_Prompt_: Copy every line from the data below in which the string "recreates" can be found.

_Material_:
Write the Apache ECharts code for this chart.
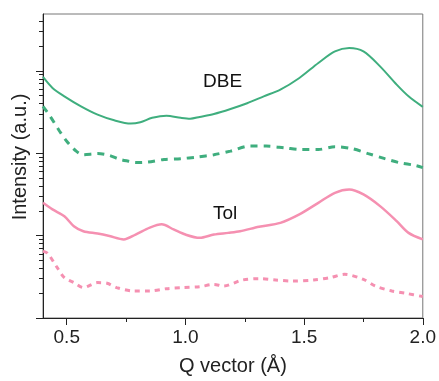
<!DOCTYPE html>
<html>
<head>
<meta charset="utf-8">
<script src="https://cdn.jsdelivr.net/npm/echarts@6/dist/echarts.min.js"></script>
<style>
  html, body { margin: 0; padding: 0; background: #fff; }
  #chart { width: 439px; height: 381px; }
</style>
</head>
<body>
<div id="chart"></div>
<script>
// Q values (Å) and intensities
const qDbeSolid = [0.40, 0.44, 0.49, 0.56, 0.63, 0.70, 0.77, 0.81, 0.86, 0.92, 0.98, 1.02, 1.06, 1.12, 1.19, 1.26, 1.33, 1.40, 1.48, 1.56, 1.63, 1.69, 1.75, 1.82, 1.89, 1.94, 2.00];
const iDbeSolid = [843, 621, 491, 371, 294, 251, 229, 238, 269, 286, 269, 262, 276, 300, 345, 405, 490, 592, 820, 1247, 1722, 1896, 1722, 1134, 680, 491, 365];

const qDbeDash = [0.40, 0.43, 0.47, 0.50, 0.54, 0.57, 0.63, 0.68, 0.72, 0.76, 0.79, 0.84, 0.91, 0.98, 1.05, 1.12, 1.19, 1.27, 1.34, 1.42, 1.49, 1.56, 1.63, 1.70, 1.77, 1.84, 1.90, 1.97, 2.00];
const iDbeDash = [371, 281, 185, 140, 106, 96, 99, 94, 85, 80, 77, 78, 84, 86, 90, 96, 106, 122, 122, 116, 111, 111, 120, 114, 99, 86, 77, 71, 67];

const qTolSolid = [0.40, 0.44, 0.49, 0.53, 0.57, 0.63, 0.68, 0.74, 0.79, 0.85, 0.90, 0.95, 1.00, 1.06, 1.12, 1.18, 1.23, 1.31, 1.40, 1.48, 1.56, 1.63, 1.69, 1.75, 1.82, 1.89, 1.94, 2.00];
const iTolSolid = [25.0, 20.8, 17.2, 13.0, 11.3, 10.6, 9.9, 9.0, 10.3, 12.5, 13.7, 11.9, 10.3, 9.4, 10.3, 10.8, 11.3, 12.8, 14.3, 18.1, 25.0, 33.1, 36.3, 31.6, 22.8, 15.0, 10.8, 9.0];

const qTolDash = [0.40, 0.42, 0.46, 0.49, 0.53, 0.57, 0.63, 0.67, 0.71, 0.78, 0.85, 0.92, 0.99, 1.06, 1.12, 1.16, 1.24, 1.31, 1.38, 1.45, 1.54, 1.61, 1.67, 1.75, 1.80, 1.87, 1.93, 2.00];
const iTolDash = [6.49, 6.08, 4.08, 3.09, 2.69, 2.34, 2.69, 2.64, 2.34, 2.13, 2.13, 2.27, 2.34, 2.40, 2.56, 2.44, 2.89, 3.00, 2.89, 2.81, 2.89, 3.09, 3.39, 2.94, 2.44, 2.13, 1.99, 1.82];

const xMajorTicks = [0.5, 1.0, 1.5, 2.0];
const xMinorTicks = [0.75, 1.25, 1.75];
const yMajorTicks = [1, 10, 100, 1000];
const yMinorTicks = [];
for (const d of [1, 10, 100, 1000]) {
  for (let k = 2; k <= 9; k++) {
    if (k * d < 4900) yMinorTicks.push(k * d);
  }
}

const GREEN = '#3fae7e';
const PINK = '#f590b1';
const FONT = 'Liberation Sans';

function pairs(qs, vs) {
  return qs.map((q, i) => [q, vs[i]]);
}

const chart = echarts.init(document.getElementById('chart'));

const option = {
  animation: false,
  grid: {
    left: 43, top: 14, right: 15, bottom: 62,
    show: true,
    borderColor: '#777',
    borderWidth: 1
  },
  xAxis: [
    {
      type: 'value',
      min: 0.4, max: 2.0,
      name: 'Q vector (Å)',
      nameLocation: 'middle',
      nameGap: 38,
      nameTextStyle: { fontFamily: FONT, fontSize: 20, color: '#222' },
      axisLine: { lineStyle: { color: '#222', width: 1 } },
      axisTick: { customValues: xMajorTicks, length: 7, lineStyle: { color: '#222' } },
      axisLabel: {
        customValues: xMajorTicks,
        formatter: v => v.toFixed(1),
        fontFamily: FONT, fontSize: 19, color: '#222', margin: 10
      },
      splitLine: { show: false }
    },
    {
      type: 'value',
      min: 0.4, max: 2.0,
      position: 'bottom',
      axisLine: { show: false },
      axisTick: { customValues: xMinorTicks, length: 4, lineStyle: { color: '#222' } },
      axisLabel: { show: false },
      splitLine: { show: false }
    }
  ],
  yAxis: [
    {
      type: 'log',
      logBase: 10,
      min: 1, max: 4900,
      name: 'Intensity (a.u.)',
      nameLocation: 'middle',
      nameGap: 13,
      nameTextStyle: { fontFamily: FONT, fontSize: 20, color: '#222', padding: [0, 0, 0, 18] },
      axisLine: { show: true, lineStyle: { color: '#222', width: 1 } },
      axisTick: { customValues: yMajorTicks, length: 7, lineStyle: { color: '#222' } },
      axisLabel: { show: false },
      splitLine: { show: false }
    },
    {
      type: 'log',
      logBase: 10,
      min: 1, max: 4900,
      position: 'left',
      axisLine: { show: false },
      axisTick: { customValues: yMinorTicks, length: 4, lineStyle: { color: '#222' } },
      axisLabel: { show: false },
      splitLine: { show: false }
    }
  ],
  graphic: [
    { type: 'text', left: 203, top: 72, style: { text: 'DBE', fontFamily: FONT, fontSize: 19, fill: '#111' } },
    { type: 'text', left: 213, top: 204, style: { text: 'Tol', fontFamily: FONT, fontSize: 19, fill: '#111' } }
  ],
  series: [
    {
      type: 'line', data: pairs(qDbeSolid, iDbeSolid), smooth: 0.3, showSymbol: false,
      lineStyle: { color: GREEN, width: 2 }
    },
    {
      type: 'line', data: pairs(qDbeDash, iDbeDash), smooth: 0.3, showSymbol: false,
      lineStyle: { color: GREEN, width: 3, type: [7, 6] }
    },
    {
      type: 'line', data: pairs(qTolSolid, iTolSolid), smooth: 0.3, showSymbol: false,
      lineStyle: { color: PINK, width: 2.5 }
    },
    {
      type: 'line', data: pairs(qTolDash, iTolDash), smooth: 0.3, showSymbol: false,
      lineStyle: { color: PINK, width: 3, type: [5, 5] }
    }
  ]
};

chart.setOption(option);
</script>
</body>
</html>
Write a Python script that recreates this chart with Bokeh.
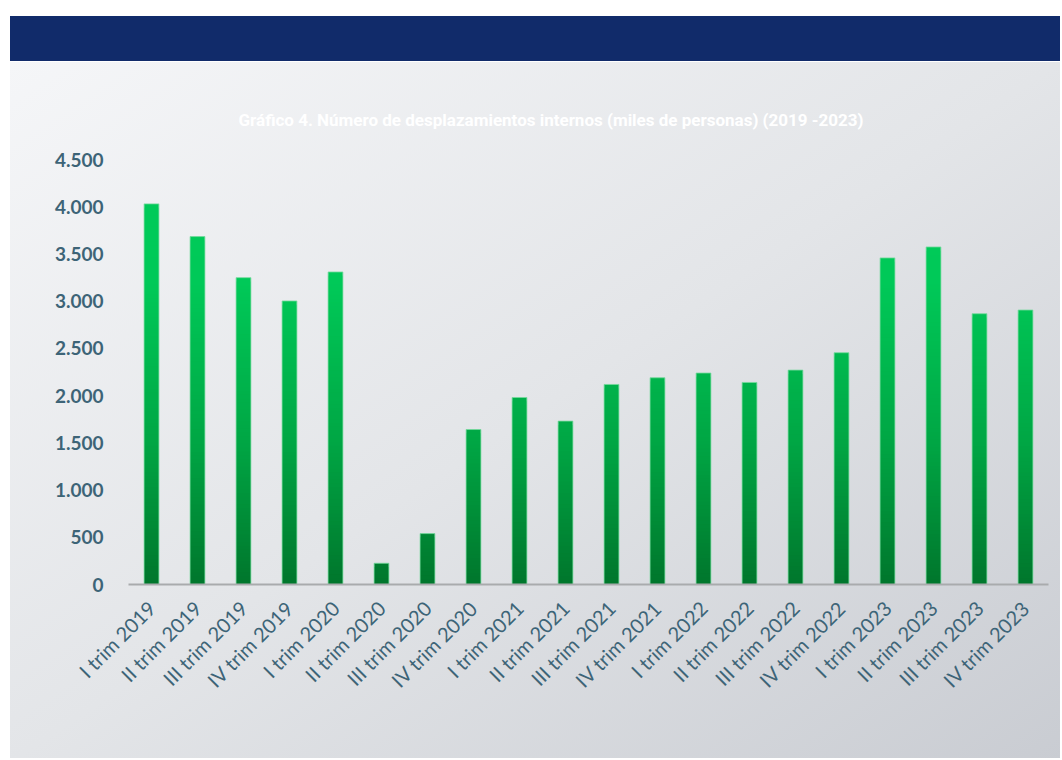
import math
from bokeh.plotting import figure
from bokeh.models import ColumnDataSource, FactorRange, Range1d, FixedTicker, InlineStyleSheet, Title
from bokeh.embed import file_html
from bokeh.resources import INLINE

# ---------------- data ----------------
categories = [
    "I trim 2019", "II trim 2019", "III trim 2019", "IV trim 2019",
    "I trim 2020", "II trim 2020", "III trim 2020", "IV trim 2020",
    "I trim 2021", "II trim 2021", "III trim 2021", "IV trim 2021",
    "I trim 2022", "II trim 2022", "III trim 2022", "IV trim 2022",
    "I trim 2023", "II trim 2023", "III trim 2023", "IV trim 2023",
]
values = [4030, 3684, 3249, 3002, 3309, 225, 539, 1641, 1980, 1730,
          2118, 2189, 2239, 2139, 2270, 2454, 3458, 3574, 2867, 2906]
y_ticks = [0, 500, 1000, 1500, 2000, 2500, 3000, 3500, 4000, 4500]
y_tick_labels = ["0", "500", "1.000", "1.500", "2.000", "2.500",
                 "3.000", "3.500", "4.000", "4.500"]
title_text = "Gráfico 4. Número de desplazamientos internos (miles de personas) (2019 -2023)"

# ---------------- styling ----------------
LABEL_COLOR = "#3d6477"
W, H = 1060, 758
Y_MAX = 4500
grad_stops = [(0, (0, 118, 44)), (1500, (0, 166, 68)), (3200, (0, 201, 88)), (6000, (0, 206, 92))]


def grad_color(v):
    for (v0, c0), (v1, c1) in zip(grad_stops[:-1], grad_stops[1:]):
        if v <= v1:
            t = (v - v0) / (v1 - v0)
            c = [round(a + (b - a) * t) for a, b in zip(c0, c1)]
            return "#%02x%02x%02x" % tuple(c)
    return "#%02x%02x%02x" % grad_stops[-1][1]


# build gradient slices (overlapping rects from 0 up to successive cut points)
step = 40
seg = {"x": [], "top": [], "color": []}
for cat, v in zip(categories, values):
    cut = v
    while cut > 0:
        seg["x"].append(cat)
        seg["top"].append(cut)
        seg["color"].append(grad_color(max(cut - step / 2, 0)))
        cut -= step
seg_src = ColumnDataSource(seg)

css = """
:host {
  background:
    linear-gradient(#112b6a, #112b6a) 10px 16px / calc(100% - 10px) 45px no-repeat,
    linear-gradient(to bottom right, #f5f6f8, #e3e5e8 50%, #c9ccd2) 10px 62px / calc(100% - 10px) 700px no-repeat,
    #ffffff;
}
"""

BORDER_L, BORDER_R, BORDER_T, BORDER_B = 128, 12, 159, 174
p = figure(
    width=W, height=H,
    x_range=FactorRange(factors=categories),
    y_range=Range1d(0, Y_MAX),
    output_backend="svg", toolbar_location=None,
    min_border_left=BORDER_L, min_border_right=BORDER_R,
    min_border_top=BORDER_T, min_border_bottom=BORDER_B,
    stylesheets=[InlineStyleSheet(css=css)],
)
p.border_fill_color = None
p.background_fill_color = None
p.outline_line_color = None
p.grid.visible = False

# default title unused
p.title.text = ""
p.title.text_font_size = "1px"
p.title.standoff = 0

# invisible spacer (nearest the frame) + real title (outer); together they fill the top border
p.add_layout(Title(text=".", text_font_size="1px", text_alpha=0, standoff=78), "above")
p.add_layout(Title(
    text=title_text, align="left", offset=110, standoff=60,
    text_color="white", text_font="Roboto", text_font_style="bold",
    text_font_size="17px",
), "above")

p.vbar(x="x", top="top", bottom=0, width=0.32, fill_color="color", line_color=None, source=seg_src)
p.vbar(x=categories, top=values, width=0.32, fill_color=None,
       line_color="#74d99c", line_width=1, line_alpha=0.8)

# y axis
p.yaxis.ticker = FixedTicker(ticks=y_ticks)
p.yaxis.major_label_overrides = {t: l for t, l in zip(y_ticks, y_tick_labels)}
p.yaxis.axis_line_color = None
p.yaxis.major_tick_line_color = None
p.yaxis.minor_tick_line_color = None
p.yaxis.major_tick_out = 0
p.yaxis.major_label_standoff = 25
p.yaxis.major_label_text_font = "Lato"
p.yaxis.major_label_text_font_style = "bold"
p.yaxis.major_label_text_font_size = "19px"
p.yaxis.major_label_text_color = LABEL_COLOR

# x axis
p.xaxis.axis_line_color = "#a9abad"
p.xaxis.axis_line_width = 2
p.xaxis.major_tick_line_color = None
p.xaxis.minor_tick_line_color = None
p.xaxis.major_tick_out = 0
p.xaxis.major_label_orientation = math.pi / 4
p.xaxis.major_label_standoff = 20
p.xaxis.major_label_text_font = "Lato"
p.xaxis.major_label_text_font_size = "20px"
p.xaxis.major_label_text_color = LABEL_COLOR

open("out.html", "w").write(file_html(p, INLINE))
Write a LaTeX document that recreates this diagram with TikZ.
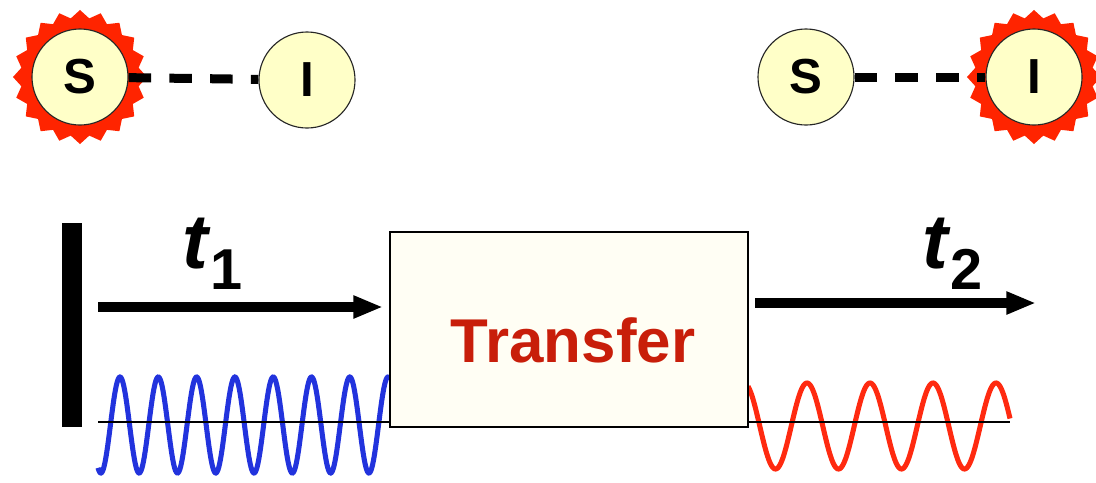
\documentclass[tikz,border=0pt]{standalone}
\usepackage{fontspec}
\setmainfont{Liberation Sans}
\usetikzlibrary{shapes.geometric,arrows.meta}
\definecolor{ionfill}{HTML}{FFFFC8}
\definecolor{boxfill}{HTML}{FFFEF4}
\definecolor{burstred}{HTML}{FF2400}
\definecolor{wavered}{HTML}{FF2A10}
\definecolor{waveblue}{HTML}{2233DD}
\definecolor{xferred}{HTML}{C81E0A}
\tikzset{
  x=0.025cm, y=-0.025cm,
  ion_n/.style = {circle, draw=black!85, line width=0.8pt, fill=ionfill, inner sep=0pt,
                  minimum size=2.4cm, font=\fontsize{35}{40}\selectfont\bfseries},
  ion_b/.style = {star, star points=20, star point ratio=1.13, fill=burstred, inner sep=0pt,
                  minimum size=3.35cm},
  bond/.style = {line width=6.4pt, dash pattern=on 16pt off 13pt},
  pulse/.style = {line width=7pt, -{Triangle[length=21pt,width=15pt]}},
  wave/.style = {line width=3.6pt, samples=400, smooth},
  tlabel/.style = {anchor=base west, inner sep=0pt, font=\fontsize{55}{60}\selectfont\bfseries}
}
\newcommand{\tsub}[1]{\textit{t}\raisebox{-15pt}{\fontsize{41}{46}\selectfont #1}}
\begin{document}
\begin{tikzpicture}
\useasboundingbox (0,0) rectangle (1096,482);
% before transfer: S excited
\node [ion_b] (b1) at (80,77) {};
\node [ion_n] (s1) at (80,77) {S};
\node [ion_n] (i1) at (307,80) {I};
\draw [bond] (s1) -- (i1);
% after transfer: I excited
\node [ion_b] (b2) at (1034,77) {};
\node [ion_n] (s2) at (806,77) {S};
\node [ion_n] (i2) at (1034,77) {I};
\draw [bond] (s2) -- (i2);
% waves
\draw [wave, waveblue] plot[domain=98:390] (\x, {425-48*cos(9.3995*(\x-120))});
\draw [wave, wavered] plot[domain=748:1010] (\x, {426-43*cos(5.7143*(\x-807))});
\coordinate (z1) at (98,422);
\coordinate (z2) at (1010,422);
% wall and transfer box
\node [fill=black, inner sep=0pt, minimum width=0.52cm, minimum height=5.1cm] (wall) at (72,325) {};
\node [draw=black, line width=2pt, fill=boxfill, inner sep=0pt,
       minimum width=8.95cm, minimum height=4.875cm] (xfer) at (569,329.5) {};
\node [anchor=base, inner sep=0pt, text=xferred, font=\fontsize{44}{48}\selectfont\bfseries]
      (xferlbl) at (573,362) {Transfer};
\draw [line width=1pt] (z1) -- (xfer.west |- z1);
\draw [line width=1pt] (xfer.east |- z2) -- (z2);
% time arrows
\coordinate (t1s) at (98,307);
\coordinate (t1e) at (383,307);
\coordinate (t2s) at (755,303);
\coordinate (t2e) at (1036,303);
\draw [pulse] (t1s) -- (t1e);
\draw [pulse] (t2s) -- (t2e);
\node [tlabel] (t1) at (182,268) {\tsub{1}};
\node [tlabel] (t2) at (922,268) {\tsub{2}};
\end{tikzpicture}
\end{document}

_Answer to this problem_:
Write a Python script that recreates this chart with Bokeh.
Write a LaTeX document that recreates this diagram with TikZ.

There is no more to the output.